Upon the reveal of KanJam’s list, many J-pop fans on the internet shared what they thought was a glaring omission. Where is Ayumi Hamasaki for instance? (An awesome read related to the omissions is “The Lost Decade in J-pop: 2006 - 2015,” written in Japanese by Soichiro Matsutani for Yahoo! and translated to English by Ronald Taylor for Arama! Japan.) It’s fun brainstorming what was not on the list as much as appreciating what did make it, so I decided to participate and provide five picks as my own write-ins for this list of best J-pop songs 2000-2020. I focused on the 2010s because songs from that decade came to me easier than the other.
Here are the five:
“Nerve” by BiS [Tsubasa, 2011]
What would the decade in idol look like if BiS didn’t exist? The group’s influence doesn’t register in the slightest in the KanJam list; not even their successor BiSH makes an appearance. The mainstream best remembers them for the infamous “my lxxx” music video and hardly as a proper pop act than a has-been controversy. But within its respective subculture, they paved a way for an entire generation of groups that would later be categorized as “alt-idols” by presenting new ways in which idols can sound, look and simply be.
All that said, the group’s most iconic single ironically sounds contemporaneous with idols they are supposedly in contrast with. It’s a synth-pop tune with the brightest keyboard riff. The idols sing about their frustrations with a crush fully oblivious of the advances they make. The choreography takes inspiration from—parodies?—another popular idol dance. The reputation of BiS is told less through song in “Nerve” than word of mouth. Though, rest assured, they left a craze that united all fans as well as other idol groups plus something they can call a legacy.
“Zettai Kanojo” by Seiko Oomori [Pink, 2013]
Seiko Oomori has gone on to write songs far more intense, more complex, more purpose-driven than this track from her indie days yet “Zettai Kanojo” is significant for laying the foundations for future records to come. The aloof cadence, the lack of care for brevity or formalism, the candid narrative like a ripped page from the middle of a diary—Seiko Oomori, the writer, was already fully formed here, and it’s this style as well as her viscerally personal point of view that has gravitated an entire cult following to her music. “Zettai Kanojo” also has its rough, slapdash pop production working as a unique charm, humbling the singer-songwriter into someone more anonymous, who’s still finding herself in the world.
“Summer Soul” by cero [KAKUBARHYTHM, 2015]
Though he spotlights another song than the above, I still recommend reading Patrick St. Michel’s recent newsletter on the legacy of Suchmos last decade in regards to Cero’s place in the 2010s.
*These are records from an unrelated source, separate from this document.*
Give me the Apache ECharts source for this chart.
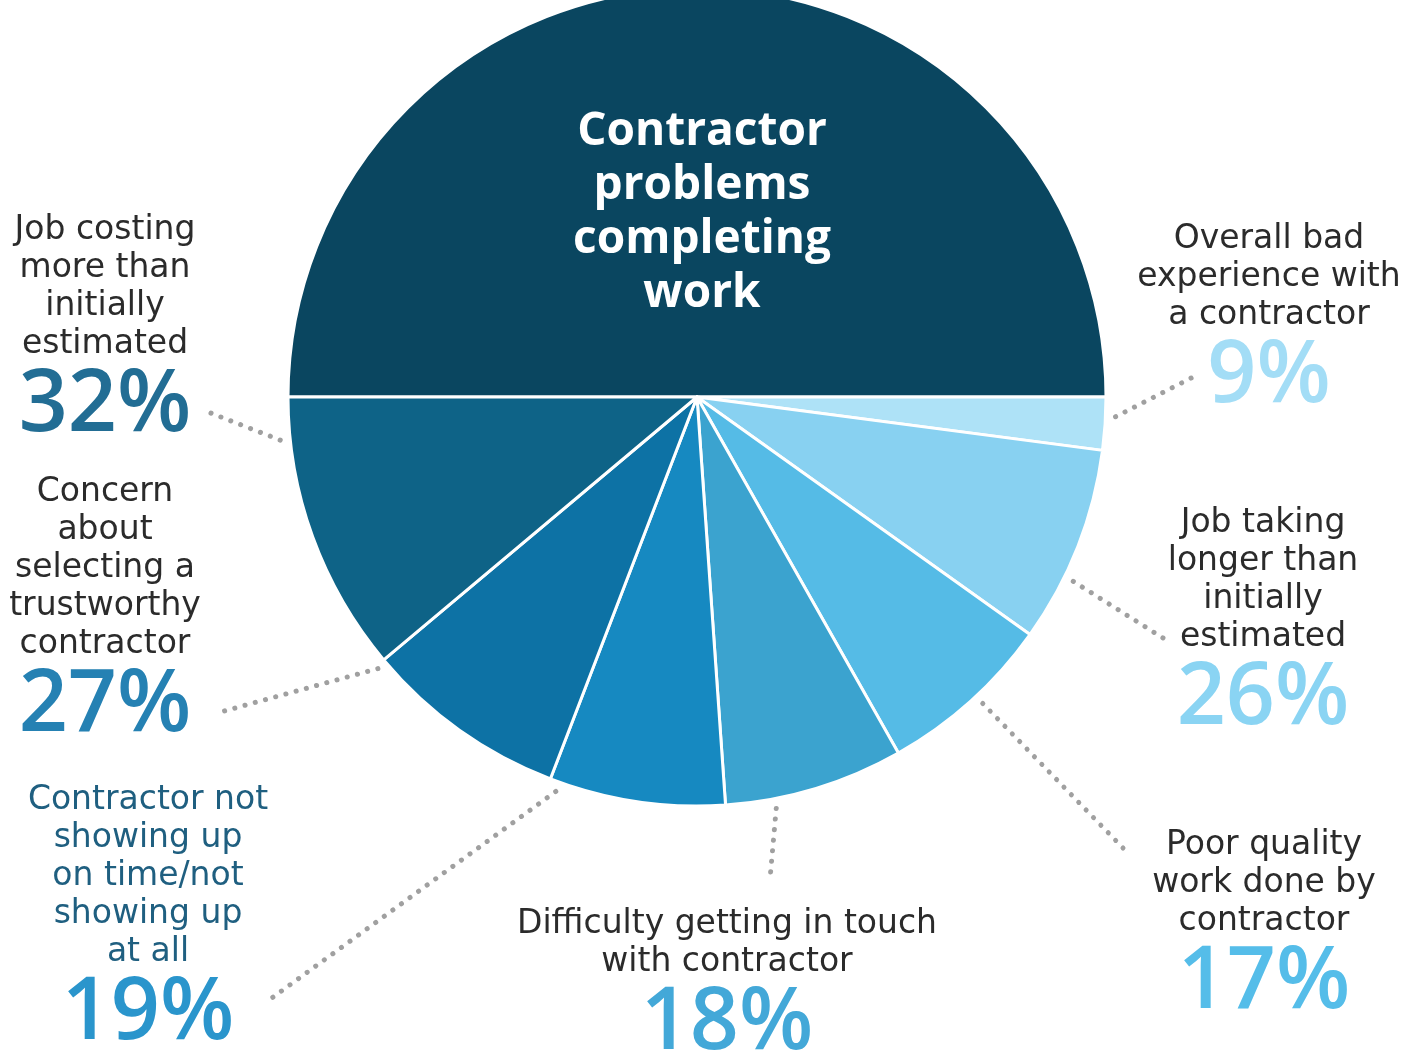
<!DOCTYPE html>
<html>
<head>
<meta charset="utf-8">
<title>Contractor problems</title>
<script src="https://cdn.jsdelivr.net/npm/echarts@6/dist/echarts.min.js"></script>
<style>
  html, body { margin: 0; padding: 0; background: #fff; }
  #chart { width: 1403px; height: 1053px; }
</style>
</head>
<body>
<div id="chart"></div>
<script>
// slices, clockwise from the left horizontal (top half first)
var categories = [
    "Contractor\nproblems\ncompleting\nwork",
    "Overall bad\nexperience with\na contractor",
    "Job taking\nlonger than\ninitially\nestimated",
    "Poor quality\nwork done by\ncontractor",
    "Difficulty getting in touch\nwith contractor",
    "Contractor not\nshowing up\non time/not\nshowing up\nat all",
    "Concern\nabout\nselecting a\ntrustworthy\ncontractor",
    "Job costing\nmore than\ninitially\nestimated"
];
var percentLabels = ["", "9%", "26%", "17%", "18%", "19%", "27%", "32%"];
// share of the disc each slice takes in the picture (degrees)
var sliceDegrees = [180, 7.5, 28, 25, 25.5, 25, 29, 40];

var sliceColors = ["#0a4660", "#aee2f7", "#88d1f1", "#55bbe6", "#3ba3cf", "#1689c1", "#0d72a5", "#0e6387"];
var pctColors = ["#ffffff", "#a3ddf6", "#8ad4f3", "#55bde9", "#43a8d8", "#2a95cc", "#2581b3", "#226d94"];

// layout: pie geometry and where each label block sits (center x, top y)
var CX = 697, CY = 397, R = 409;
var labelPos = [[702, 105], [1269, 220], [1263, 504], [1264, 826], [727, 905], [148, 781], [105, 473], [105, 211]];
// leader lines: angle on the pie edge (deg, clockwise from 3 o'clock) and outer end
var leaderAngle = [null, 2.7, 26.1, 47, 79.1, 109.7, 139.6, 174.1];
var leaderEnd = [null, [1197, 375], [1163, 638], [1123, 848], [770, 879], [265, 1003], [217, 713], [208, 412]];

var chart = echarts.init(document.getElementById("chart"));

var data = categories.map(function (name, i) {
    var item = {
        name: name,
        value: sliceDegrees[i],
        itemStyle: { color: sliceColors[i] },
        label: { color: pctColors[i] }
    };
    if (i === 0) {
        item.labelLine = { show: false };
    }
    return item;
});

function fmt(p) {
    var i = p.dataIndex;
    var lines = categories[i].split("\n");
    if (i === 0) {
        return lines.map(function (l) { return "{t|" + l + "}"; }).join("\n");
    }
    var key = i === 5 ? "nb" : "n";
    var s = lines.map(function (l) { return "{" + key + "|" + l + "}"; }).join("\n");
    return s + "\n{p|" + percentLabels[i] + "}";
}

var option = {
    backgroundColor: "#ffffff",
    animation: false,
    series: [
        {
            type: "pie",
            center: [CX, CY],
            radius: R,
            startAngle: 180,
            clockwise: true,
            avoidLabelOverlap: false,
            emphasis: { scale: false },
            itemStyle: { borderColor: "#ffffff", borderWidth: 3 },
            label: {
                show: true,
                position: "outside",
                formatter: fmt,
                align: "center",
                overflow: "none",
                rich: {
                    t: { fontFamily: "Open Sans", fontWeight: 700, fontSize: 46, lineHeight: 54, color: "#ffffff", align: "center" },
                    n: { fontFamily: "DejaVu Sans", fontSize: 33, lineHeight: 38, color: "#2b2b2b", align: "center" },
                    nb: { fontFamily: "DejaVu Sans", fontSize: 33, lineHeight: 38, color: "#1f5f80", align: "center" },
                    p: { fontFamily: "Open Sans", fontWeight: 600, fontSize: 86, lineHeight: 86, align: "center" }
                }
            },
            labelLine: {
                show: true,
                lineStyle: { color: "#a0a0a0", width: 5, type: [0.1, 10.5], cap: "round" }
            },
            labelLayout: function (p) {
                var i = p.dataIndex;
                var out = { x: labelPos[i][0], y: labelPos[i][1], align: "center", verticalAlign: "top", hideOverlap: false };
                if (i > 0) {
                    var a = leaderAngle[i] * Math.PI / 180;
                    var sx = CX + (R + 10) * Math.cos(a);
                    var sy = CY + (R + 10) * Math.sin(a);
                    var e = leaderEnd[i];
                    out.labelLinePoints = [[sx, sy], [(sx + e[0]) / 2, (sy + e[1]) / 2], [e[0], e[1]]];
                }
                return out;
            },
            data: data
        }
    ]
};

chart.setOption(option);
</script>
</body>
</html>
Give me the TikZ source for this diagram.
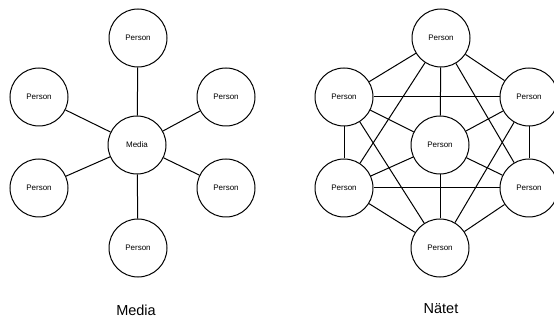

The feelgood bohemia of Cero got recognized early on as part of a new city-pop movement, before “Plastic Love” drew in a new crowd of international audiences and music acts, and “Summer Soul” became a legit hit from a band who otherwise kept to themselves in their own zone. While they decidedly refrained from participating in the pop game as shown in 2019’s Poly Life Multi Soul, Cero more or less chalked the outline of the alternative rock sound many newcomers are still trying on for size today.
“Suisei” by DAOKO [Toy’s Factory, 2015]
While the original by Tofubeats equally deserves a spot in a list of the best Japanese pop songs of the last decade, DAOKO’s cover not only revamps the song but also confirms its impact in the lives of the current generation. If Tofubeats established the general tone of the 2010s—jaded about tomorrow while being nostalgic about today—DAOKO expands on it through a personal, lived-in perspective. She raps in a language informed by countless hours of Niconico Douga, whispering a chain of hypnotic word salads as if it’s a riddle only the youth can decode. While the chorus of mirror balls and journeys to Mercury remains intact from the original, the subsequent lyric “what lies ahead for me?” hits more bittersweet coming from an even younger voice. Almost a decade since the release of “Suisei,” the precariousness of the future that burdens both Tofubeats and DAOKO has yet to disappear.
“Ikkyu-san” by Wednesday Campanella [Warner Music Japan, 2017]
“Ikkyu-san” honestly is an effort to meet the KanJam panel half way. There are few other Wednesday Campanella songs that I like more, but if I had to choose a title to fit in a list with a populist bent, it would be this one that gained the group mainstream attention if only for a little while.
Not to say it isn’t great. “Ikkyu-san” is still an amazing introduction to what makes Wednesday Campanella one of the most fascinating pop act of the 2010s. Like many of their songs, it’s loosely inspired by the titular historical figure with the lyrics folding in references to the famous Zen Buddhist monk. “Ikkyu-san” shines through its very “anything goes” approach to what constitutes a proper song, and that’s partly thanks to frontwoman Kom_I, whose performance is as animated and cartoon-like as her absurd, surrealist verses: check her in the phenomenal bridge that twists the monk’s fabled origins into a nu-disco breakdown. Wednesday Campanella didn’t break the rules of J-pop as so much as they invented entirely new ones, inviting you into a world that moved according to their silly logic.